Begin with the first line of the material and copy each line word for word through the line that contains "(c2) at (511,252);"; the pictures are left out.

## start

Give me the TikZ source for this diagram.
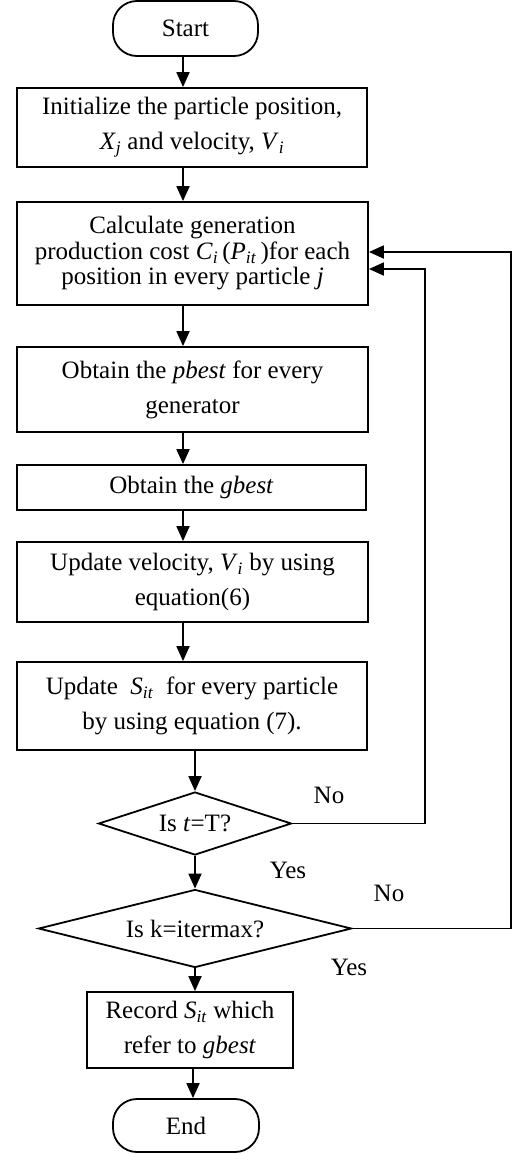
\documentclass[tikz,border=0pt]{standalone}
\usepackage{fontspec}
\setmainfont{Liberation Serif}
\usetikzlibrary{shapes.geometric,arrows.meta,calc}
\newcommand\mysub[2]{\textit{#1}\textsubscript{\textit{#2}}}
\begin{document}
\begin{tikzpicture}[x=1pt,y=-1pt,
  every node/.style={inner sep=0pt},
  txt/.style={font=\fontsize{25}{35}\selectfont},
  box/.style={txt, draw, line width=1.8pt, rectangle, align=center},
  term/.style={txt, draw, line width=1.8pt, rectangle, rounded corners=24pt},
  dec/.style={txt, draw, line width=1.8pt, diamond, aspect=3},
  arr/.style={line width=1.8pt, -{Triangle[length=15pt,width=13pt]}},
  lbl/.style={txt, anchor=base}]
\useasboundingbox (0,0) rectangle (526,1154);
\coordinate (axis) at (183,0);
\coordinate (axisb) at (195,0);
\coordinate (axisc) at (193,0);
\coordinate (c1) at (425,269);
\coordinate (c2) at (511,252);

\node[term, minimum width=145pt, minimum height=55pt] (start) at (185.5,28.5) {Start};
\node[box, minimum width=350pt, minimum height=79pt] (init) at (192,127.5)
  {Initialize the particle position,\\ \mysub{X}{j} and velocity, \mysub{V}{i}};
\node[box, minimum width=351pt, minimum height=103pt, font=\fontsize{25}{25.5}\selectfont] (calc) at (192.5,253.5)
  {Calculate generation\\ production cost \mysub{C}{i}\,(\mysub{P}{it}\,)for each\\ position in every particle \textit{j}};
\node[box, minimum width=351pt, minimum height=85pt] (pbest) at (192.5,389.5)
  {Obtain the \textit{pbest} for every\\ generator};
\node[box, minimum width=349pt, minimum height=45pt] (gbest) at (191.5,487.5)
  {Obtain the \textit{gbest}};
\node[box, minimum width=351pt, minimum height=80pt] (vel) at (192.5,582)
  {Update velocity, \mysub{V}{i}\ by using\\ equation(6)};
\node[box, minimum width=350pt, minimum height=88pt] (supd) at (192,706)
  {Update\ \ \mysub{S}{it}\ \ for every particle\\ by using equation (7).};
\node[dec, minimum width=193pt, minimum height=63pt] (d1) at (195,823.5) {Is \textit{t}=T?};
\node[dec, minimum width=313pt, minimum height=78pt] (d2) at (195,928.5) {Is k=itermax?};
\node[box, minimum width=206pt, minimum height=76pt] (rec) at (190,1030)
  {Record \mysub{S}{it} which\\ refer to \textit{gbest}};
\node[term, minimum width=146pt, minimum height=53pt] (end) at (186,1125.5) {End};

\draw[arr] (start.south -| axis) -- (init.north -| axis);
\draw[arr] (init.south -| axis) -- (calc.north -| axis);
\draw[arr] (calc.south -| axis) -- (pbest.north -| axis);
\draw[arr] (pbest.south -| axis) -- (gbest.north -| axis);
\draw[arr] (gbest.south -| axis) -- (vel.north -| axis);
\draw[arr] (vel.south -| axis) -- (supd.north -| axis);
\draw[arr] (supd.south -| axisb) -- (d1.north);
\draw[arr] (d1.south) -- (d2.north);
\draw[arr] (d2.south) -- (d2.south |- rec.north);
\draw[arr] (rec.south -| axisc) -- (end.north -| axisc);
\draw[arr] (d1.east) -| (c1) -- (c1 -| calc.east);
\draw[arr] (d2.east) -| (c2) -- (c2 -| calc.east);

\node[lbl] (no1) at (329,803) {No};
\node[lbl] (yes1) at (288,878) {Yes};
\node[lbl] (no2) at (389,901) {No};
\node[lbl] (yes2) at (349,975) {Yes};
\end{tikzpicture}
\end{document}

## end

**CORRECT ANSWER**
Give me the TikZ source for this diagram.
\documentclass[tikz,border=0pt]{standalone}
\usepackage{fontspec}
\setmainfont{Liberation Serif}
\usetikzlibrary{shapes.geometric,arrows.meta,calc}
\newcommand\mysub[2]{\textit{#1}\textsubscript{\textit{#2}}}
\begin{document}
\begin{tikzpicture}[x=1pt,y=-1pt,
  every node/.style={inner sep=0pt},
  txt/.style={font=\fontsize{25}{35}\selectfont},
  box/.style={txt, draw, line width=1.8pt, rectangle, align=center},
  term/.style={txt, draw, line width=1.8pt, rectangle, rounded corners=24pt},
  dec/.style={txt, draw, line width=1.8pt, diamond, aspect=3},
  arr/.style={line width=1.8pt, -{Triangle[length=15pt,width=13pt]}},
  lbl/.style={txt, anchor=base}]
\useasboundingbox (0,0) rectangle (526,1154);
\coordinate (axis) at (183,0);
\coordinate (axisb) at (195,0);
\coordinate (axisc) at (193,0);
\coordinate (c1) at (425,269);
\coordinate (c2) at (511,252);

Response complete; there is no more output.